---------- Data supplied

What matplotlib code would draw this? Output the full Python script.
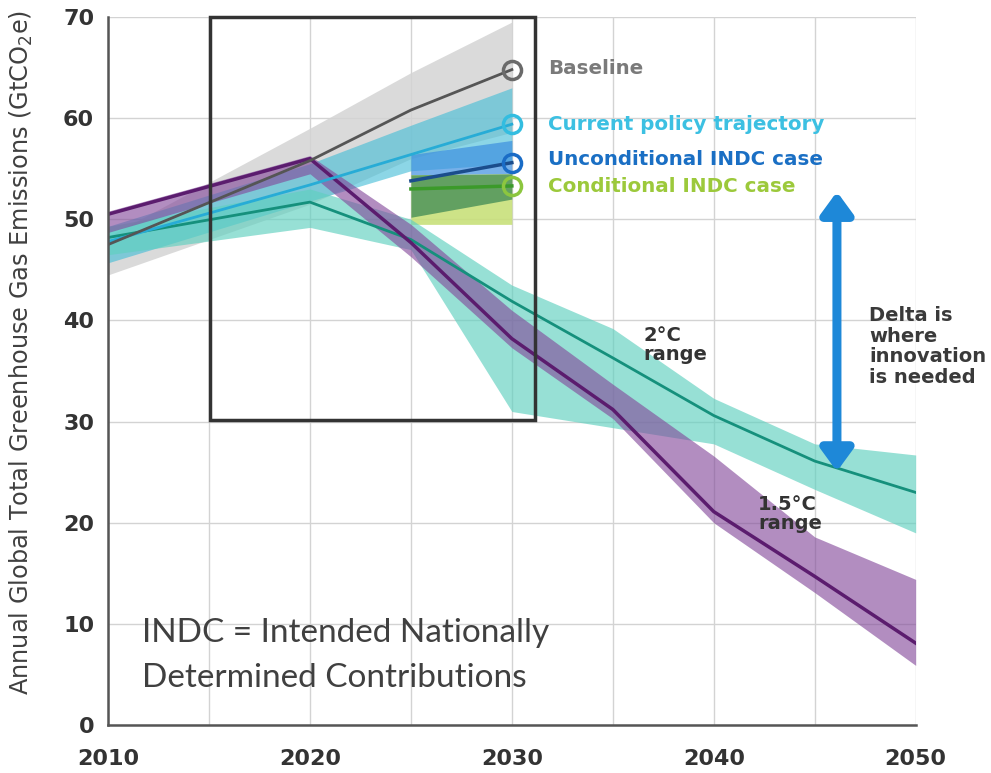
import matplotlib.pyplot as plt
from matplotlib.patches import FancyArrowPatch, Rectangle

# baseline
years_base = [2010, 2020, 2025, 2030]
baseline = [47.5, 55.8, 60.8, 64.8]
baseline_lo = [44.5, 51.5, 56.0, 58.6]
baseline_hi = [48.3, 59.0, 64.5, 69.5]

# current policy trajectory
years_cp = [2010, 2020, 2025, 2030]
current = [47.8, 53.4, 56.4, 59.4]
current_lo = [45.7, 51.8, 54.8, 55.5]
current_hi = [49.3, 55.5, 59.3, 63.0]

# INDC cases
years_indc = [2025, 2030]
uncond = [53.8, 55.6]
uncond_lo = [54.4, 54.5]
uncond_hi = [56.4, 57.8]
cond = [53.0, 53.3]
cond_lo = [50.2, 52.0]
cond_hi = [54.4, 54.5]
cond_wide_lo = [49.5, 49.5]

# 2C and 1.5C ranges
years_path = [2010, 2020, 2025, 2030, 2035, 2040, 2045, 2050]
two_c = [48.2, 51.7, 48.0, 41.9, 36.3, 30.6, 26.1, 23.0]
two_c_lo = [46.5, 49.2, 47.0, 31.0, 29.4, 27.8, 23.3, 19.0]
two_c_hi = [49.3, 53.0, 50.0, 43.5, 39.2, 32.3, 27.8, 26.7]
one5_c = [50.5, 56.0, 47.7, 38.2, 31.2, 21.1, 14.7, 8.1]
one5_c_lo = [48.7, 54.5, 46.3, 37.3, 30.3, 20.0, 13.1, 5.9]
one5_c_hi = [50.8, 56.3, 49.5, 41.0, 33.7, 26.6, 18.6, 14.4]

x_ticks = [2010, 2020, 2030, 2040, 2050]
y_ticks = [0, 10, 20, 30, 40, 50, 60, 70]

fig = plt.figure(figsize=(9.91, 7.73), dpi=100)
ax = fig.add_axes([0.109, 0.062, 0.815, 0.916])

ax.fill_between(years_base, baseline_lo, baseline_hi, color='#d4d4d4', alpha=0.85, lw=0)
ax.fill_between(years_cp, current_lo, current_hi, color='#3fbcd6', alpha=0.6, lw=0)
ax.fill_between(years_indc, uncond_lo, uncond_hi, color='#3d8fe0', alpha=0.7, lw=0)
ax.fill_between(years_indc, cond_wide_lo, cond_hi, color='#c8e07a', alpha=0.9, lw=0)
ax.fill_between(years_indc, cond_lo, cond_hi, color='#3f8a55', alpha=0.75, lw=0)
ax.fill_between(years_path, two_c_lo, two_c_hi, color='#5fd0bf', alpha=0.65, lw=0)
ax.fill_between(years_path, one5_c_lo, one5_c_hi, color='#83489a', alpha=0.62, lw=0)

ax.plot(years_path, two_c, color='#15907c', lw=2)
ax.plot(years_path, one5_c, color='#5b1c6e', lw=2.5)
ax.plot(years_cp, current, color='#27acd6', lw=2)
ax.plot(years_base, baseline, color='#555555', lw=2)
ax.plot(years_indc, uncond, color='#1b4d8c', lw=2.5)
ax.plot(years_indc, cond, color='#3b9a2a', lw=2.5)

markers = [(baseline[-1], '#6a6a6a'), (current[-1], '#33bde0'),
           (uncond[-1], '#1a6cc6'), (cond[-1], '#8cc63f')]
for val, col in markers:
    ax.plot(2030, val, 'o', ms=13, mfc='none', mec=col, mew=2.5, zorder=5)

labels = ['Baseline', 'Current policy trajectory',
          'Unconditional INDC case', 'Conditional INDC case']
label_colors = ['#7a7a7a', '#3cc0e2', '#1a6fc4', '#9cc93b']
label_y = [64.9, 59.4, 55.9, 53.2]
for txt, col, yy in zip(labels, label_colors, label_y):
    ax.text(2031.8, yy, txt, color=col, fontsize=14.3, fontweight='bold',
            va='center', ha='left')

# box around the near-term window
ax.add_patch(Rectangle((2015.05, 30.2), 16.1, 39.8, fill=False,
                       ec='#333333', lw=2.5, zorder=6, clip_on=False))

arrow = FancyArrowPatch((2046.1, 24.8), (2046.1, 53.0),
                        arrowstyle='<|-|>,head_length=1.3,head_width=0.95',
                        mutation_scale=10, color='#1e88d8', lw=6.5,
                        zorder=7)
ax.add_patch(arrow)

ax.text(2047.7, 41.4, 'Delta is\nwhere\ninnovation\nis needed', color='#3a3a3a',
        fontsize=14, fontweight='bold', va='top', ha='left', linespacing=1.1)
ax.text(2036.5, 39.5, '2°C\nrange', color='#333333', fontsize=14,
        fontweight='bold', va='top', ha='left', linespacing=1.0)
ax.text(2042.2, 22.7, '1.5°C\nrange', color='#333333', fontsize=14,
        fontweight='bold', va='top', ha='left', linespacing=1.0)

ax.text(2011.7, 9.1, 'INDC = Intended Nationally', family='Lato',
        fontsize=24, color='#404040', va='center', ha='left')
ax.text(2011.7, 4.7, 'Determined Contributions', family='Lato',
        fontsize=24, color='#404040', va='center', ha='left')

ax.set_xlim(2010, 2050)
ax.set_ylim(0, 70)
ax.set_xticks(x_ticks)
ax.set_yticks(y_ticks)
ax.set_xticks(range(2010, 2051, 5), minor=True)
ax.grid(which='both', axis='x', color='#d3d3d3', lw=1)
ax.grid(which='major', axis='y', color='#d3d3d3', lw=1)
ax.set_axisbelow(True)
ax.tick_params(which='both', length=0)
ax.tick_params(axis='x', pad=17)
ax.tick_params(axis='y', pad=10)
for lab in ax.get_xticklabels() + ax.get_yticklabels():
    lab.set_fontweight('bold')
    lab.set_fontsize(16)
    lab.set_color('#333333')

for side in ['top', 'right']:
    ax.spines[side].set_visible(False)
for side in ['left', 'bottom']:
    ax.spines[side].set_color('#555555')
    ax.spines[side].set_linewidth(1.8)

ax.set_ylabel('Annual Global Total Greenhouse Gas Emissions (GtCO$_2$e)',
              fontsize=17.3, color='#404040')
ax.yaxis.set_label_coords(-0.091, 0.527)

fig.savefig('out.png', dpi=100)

--------------------
---------- Data supplied

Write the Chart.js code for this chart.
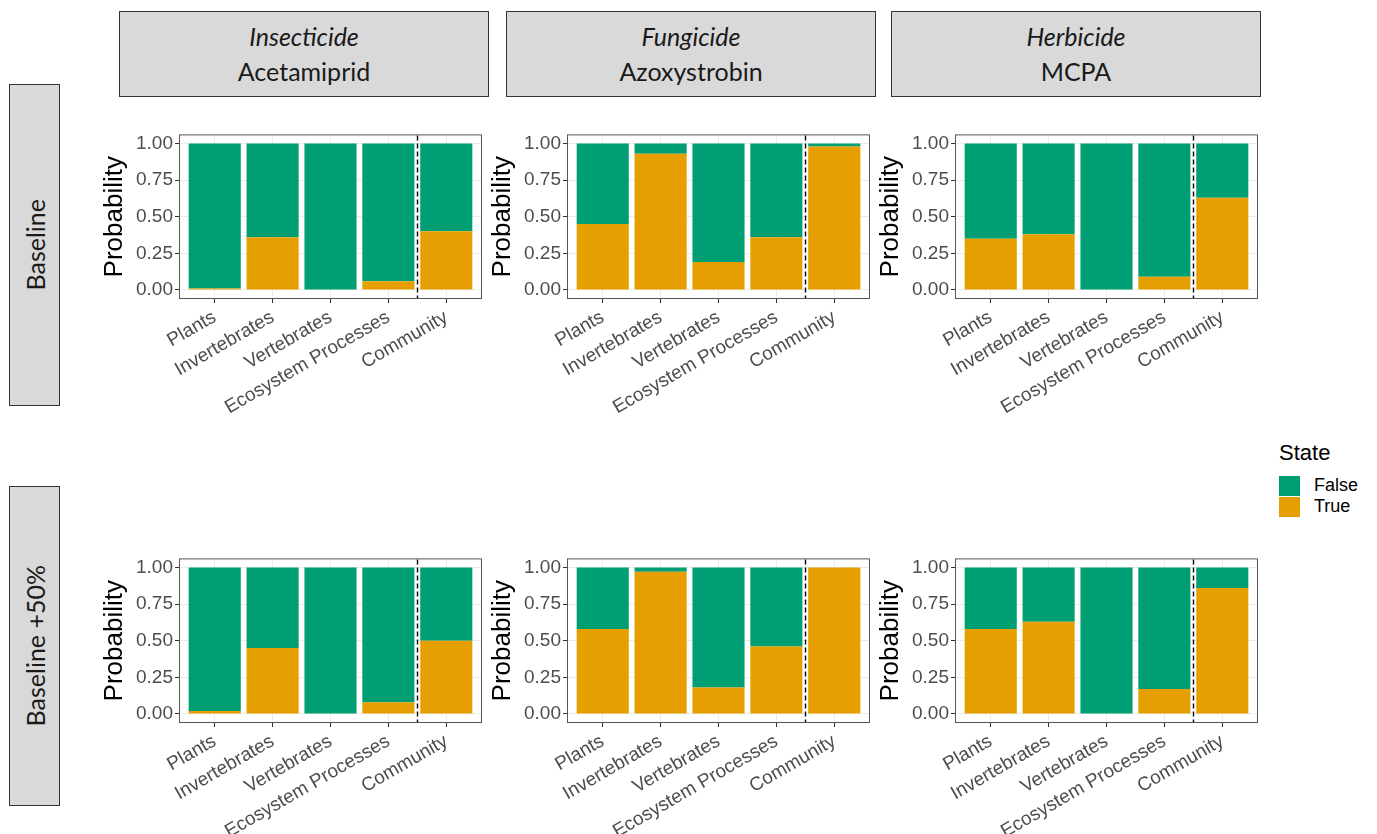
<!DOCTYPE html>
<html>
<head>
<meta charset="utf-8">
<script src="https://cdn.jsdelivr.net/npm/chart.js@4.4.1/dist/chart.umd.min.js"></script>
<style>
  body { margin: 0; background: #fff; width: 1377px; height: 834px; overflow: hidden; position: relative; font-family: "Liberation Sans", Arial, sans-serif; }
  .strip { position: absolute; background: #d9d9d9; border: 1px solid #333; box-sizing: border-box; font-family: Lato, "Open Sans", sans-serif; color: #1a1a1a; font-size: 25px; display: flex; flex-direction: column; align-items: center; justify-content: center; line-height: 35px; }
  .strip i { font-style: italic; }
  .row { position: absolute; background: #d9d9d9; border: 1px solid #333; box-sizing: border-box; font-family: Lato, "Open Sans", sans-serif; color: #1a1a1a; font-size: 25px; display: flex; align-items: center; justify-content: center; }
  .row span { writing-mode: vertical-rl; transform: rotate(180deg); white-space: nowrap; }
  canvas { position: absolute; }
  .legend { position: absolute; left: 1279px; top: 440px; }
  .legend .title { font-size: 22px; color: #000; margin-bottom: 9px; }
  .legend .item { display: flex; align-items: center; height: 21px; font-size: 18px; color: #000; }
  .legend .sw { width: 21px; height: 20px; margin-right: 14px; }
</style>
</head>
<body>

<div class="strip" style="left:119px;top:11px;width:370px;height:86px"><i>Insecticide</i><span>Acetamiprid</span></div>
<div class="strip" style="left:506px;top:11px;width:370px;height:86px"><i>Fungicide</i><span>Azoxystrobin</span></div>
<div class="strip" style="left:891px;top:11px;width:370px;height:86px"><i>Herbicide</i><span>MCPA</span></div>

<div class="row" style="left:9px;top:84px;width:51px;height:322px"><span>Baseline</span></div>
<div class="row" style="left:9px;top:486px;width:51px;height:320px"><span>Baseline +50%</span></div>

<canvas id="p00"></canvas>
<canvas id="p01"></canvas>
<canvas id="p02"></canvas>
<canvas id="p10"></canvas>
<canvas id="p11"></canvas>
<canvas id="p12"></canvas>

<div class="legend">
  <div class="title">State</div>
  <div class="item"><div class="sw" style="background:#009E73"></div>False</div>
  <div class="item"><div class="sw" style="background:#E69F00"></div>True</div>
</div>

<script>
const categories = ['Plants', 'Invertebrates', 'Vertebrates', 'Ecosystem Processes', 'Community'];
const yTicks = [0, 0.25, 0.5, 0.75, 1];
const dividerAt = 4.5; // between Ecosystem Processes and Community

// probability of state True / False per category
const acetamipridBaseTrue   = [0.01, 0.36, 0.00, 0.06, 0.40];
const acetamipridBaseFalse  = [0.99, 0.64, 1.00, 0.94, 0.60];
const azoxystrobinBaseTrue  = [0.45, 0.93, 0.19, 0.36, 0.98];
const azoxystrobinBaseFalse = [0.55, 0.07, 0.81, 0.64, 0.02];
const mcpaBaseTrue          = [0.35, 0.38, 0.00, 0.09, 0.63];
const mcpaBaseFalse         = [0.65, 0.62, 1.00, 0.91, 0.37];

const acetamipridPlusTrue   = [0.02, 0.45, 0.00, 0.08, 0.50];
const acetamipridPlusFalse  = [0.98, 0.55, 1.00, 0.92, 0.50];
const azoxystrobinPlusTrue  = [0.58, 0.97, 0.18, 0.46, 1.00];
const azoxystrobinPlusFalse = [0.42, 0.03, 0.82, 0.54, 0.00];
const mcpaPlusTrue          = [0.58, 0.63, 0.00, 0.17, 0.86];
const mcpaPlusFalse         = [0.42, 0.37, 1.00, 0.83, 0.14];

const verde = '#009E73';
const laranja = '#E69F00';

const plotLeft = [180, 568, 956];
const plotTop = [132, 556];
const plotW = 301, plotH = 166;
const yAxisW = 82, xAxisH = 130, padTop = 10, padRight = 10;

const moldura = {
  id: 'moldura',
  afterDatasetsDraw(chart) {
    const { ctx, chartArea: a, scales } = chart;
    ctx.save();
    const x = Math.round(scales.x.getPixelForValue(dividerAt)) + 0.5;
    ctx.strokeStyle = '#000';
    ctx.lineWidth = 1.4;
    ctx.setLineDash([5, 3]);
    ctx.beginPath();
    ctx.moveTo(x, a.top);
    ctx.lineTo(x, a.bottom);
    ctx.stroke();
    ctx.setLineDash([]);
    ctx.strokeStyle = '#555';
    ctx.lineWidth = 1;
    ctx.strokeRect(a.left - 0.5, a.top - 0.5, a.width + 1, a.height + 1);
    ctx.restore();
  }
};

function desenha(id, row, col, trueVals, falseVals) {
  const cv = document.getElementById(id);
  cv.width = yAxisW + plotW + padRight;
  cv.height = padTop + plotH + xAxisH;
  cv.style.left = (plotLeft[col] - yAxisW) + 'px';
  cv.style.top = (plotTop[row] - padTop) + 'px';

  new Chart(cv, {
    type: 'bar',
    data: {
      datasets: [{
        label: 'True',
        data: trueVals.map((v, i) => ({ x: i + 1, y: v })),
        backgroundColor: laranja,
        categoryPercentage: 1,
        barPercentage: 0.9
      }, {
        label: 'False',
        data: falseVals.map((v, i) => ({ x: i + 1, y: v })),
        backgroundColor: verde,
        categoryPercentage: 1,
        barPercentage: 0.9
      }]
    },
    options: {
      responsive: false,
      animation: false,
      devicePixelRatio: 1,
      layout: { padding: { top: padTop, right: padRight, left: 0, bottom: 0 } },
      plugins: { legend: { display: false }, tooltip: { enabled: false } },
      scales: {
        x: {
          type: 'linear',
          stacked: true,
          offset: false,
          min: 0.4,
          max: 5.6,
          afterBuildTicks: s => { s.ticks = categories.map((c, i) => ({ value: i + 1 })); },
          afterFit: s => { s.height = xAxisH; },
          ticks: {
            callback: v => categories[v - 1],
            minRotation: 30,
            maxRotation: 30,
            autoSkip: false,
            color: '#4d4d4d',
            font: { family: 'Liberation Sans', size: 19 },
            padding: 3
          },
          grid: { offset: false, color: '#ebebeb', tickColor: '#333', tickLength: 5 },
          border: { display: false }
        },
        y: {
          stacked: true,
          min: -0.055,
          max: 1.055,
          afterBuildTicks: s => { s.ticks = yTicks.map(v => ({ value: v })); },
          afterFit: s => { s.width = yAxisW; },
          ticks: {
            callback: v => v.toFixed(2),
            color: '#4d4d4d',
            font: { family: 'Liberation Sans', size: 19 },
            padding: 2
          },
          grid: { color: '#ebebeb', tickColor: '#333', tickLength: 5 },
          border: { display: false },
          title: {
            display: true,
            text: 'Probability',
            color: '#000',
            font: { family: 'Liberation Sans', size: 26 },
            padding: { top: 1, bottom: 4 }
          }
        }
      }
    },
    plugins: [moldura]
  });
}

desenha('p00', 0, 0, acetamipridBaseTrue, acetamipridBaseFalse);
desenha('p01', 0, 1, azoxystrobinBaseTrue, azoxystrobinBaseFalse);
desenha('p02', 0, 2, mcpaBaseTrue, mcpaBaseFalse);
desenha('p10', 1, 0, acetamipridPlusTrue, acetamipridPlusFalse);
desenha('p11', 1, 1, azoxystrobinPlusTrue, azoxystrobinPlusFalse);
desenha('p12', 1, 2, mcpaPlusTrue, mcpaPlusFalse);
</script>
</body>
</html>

--------------------

# Exercise:
Repeat, with no pictures, exactly the lines from the one containing "What matplotlib code" through the one containing "y_ticks = [0, 10, 20, 30, 40, 50, 60, 70]", the first and last included.

# Task answer:
What matplotlib code would draw this? Output the full Python script.
import matplotlib.pyplot as plt
from matplotlib.patches import FancyArrowPatch, Rectangle

# baseline
years_base = [2010, 2020, 2025, 2030]
baseline = [47.5, 55.8, 60.8, 64.8]
baseline_lo = [44.5, 51.5, 56.0, 58.6]
baseline_hi = [48.3, 59.0, 64.5, 69.5]

# current policy trajectory
years_cp = [2010, 2020, 2025, 2030]
current = [47.8, 53.4, 56.4, 59.4]
current_lo = [45.7, 51.8, 54.8, 55.5]
current_hi = [49.3, 55.5, 59.3, 63.0]

# INDC cases
years_indc = [2025, 2030]
uncond = [53.8, 55.6]
uncond_lo = [54.4, 54.5]
uncond_hi = [56.4, 57.8]
cond = [53.0, 53.3]
cond_lo = [50.2, 52.0]
cond_hi = [54.4, 54.5]
cond_wide_lo = [49.5, 49.5]

# 2C and 1.5C ranges
years_path = [2010, 2020, 2025, 2030, 2035, 2040, 2045, 2050]
two_c = [48.2, 51.7, 48.0, 41.9, 36.3, 30.6, 26.1, 23.0]
two_c_lo = [46.5, 49.2, 47.0, 31.0, 29.4, 27.8, 23.3, 19.0]
two_c_hi = [49.3, 53.0, 50.0, 43.5, 39.2, 32.3, 27.8, 26.7]
one5_c = [50.5, 56.0, 47.7, 38.2, 31.2, 21.1, 14.7, 8.1]
one5_c_lo = [48.7, 54.5, 46.3, 37.3, 30.3, 20.0, 13.1, 5.9]
one5_c_hi = [50.8, 56.3, 49.5, 41.0, 33.7, 26.6, 18.6, 14.4]

x_ticks = [2010, 2020, 2030, 2040, 2050]
y_ticks = [0, 10, 20, 30, 40, 50, 60, 70]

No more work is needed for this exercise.